Check out Australia’s most expensive car at $5.5 million
PAGANI vehicles are analogous to Picasso paintings - high-end, high-priced artwork that can only be appreciated as a private acquisition by an elite few.
Australian multi-millionaires can now put themselves in that picture after luxury car importer Bobby Zagame (right) launched Australia's first dealership for the exclusive brand in Melbourne this week by unveiling the Pagani Huayra Roadster.
Only 100 cars will be built globally and Zagame has secured "a few" of the exotic machines, with a starting price of $5.5 million. Each takes four months to build, handcrafted and engineered to exacting standards.
"This is a synthesis of art, jewellery and technology coming together to create the ultimate automotive masterpiece. A true collector's item," Zagame says.
"Pagani is beyond the realms of what we call supercars. These are hypercars. They exist in a different dimension. Until you see a car like the Pagani Huayra, let alone drive one, the whole concept of a Pagani is almost unimaginable."
Paganis are built using a patented titanium and carbon-fibre mix exploiting the best properties of each. Rigidity is astonishing and weight minimal - the Huayra Roadster is just 1280kg, which is 70kg less than the coupe.
The carbon-titanium shell doesn't need extra bracing to support the removable roof, which customers can specify as a carbon and fabric soft-top or as a carbon fibre hardtop with a central glass panel.
Power from a mid-mounted 6.0-litre V12 from Mercedes-AMG (570kW/1000Nm-plus) is fed to the rear wheels via a transverse seven-speed auto.
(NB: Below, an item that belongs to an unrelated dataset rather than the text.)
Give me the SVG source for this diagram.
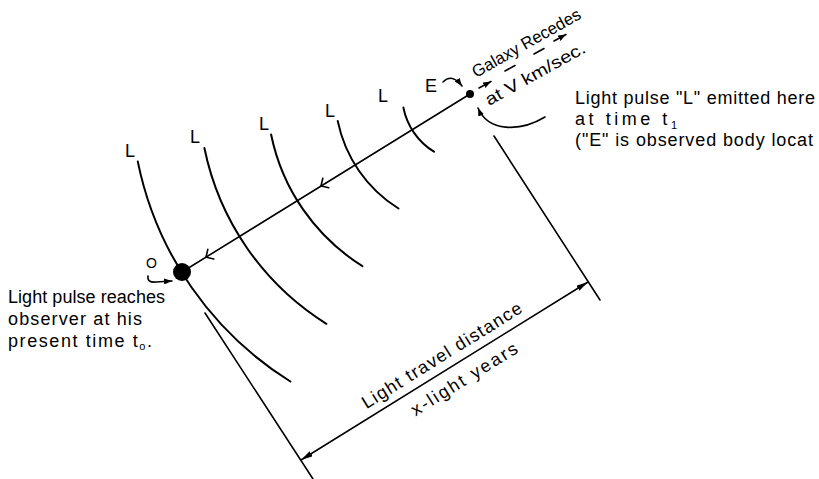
<svg xmlns="http://www.w3.org/2000/svg" width="819" height="479" viewBox="0 0 819 479">
<style>
  .ln { fill: none; stroke: #000; stroke-width: 1.6; stroke-linecap: round; }
  .arc { fill: none; stroke: #000; stroke-width: 2; stroke-linecap: round; }
  .tx { font-family: "Liberation Sans", Arial, sans-serif; font-size: 18px; fill: #000; }
  .sm { font-size: 17px; }
  .sub { font-size: 11px; }
</style>
<defs>
  <marker id="ah" viewBox="0 0 12 6" refX="12" refY="3" markerWidth="12" markerHeight="6" markerUnits="userSpaceOnUse" orient="auto-start-reverse">
    <path d="M0,0 L12,3 L0,6 z" fill="#000"/>
  </marker>
  <marker id="ahs" viewBox="0 0 8 6" refX="8" refY="3" markerWidth="8" markerHeight="6" markerUnits="userSpaceOnUse" orient="auto">
    <path d="M0,0 L8,3 L0,6 z" fill="#000"/>
  </marker>
</defs>
<rect width="819" height="479" fill="#fff"/>

<g id="wavefronts">
  <g id="wave-1">
    <path class="arc" d="M137.8,161.6 A339,339 0 0 0 290.4,381.5"/>
    <text class="tx" x="125" y="157">L</text>
  </g>
  <g id="wave-2">
    <path class="arc" d="M204.4,148 A271,271 0 0 0 326.4,323.8"/>
    <text class="tx" x="190" y="143">L</text>
  </g>
  <g id="wave-3">
    <path class="arc" d="M271.1,134.5 A203,203 0 0 0 362.4,266.1"/>
    <text class="tx" x="259" y="130">L</text>
  </g>
  <g id="wave-4">
    <path class="arc" d="M337.7,120.9 A135,135 0 0 0 398.5,208.5"/>
    <text class="tx" x="325" y="117">L</text>
  </g>
  <g id="wave-5">
    <path class="arc" d="M403.4,107.6 A67,67 0 0 0 434,151.7"/>
    <text class="tx" x="378" y="102">L</text>
  </g>
</g>

<g id="connectors">
  <!-- light path E to O -->
  <line class="ln" x1="470" y1="94" x2="182" y2="272"/>
  <path class="ln" d="M207.8,249.4 L206,257.2 L213.8,259"/>
  <path class="ln" d="M322.8,178.2 L321,186 L328.8,187.8"/>
  <!-- extension lines -->
  <line class="ln" x1="494" y1="136" x2="600" y2="300"/>
  <line class="ln" x1="205" y1="313" x2="313" y2="479"/>
  <!-- dimension line -->
  <line class="ln" x1="301" y1="460" x2="588" y2="282" marker-start="url(#ah)" marker-end="url(#ah)"/>
  <!-- label arrows -->
  <path class="ln" d="M443,82 Q452,73 462,86" marker-end="url(#ahs)"/>
  <path class="ln" d="M148,276 Q147,283 156,282 L172,281" marker-end="url(#ahs)"/>
  <path class="ln" d="M545,117 C520,132 488,132 478,108" marker-end="url(#ahs)"/>
  <!-- recession direction -->
  <line class="ln" x1="479" y1="88" x2="491" y2="81.5" marker-end="url(#ahs)"/>
  <line class="ln" x1="505" y1="71" x2="515" y2="65.5"/>
  <line class="ln" x1="534" y1="54" x2="544" y2="48.5"/>
  <line class="ln" x1="554" y1="41" x2="566" y2="34.5" marker-end="url(#ahs)"/>
</g>

<g id="node-O">
  <circle cx="182" cy="272" r="9" fill="#000"/>
  <text class="tx" x="146" y="268" style="font-size:14px">O</text>
</g>

<g id="node-E">
  <circle cx="470" cy="94" r="4" fill="#000"/>
  <text class="tx" x="425" y="92">E</text>
</g>

<g id="label-galaxy">
  <text class="tx sm" transform="translate(476,78) rotate(-29.5)" textLength="122" lengthAdjust="spacingAndGlyphs">Galaxy Recedes</text>
  <text class="tx sm" transform="translate(489,106) rotate(-29)" textLength="112" lengthAdjust="spacingAndGlyphs">at V km/sec.</text>
</g>

<g id="label-emitted">
  <text class="tx" x="575" y="104" textLength="240" lengthAdjust="spacing">Light pulse "L" emitted here</text>
  <text class="tx" x="575" y="125" textLength="102" lengthAdjust="spacing">at time t<tspan class="sub" dy="4">1</tspan></text>
  <text class="tx" x="575" y="146" textLength="238" lengthAdjust="spacing">("E" is observed body locat</text>
</g>

<g id="label-observer">
  <text class="tx" x="8" y="303" textLength="157" lengthAdjust="spacing">Light pulse reaches</text>
  <text class="tx" x="8" y="325" textLength="134" lengthAdjust="spacing">observer at his</text>
  <text class="tx" x="8" y="347" textLength="144" lengthAdjust="spacing">present time t<tspan class="sub" dy="3">o</tspan><tspan dy="-3">.</tspan></text>
</g>

<g id="label-distance" transform="translate(445,371) rotate(-31.9)">
  <text class="tx" x="-87" y="-9" textLength="185" lengthAdjust="spacing">Light travel distance</text>
  <text class="tx" x="-49" y="23" textLength="122" lengthAdjust="spacing">x-light years</text>
</g>
</svg>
Performance is what you'd expect from a car at this price - 0-100km/h in about 3.0 seconds, on to a top speed of 370km/h.
Australian buyers won't be restricted to track days. The Huayra Roadster is claimed to be the first hypercar to gain full street-legal certification - so that, should the owner desire to display this mobile artwork to the public, he or she can drive it to the office.
Zagame Automotive's showroom is one of 24 globally authorised to sell the Italian machines. Other brands in the stable include Aston Martin, Ferrari, Lamborghini, Lotus and McLaren.
The Huayra - the name comes from Huayra-tata, a South American god of the wind - is the first production car to use a computerised active aerodynamic package intended to keep the bottom of the car parallel to the road, regardless of the camber of the corner. It reaches a spine-straining 1.8G of lateral force before losing traction.
The Brembo 380mm brake discs - made from a bespoke carbon ceramic compound - are tucked behind 20-inch front wheels and 21-inch rears shod with Pirelli P-Zero Corsa tyres.
Bosch was tasked with helping to develop the electronic stability control and the Huayra Roadster has five modes: wet, comfort, sport, race and (for those brave or brilliant enough) ESC off.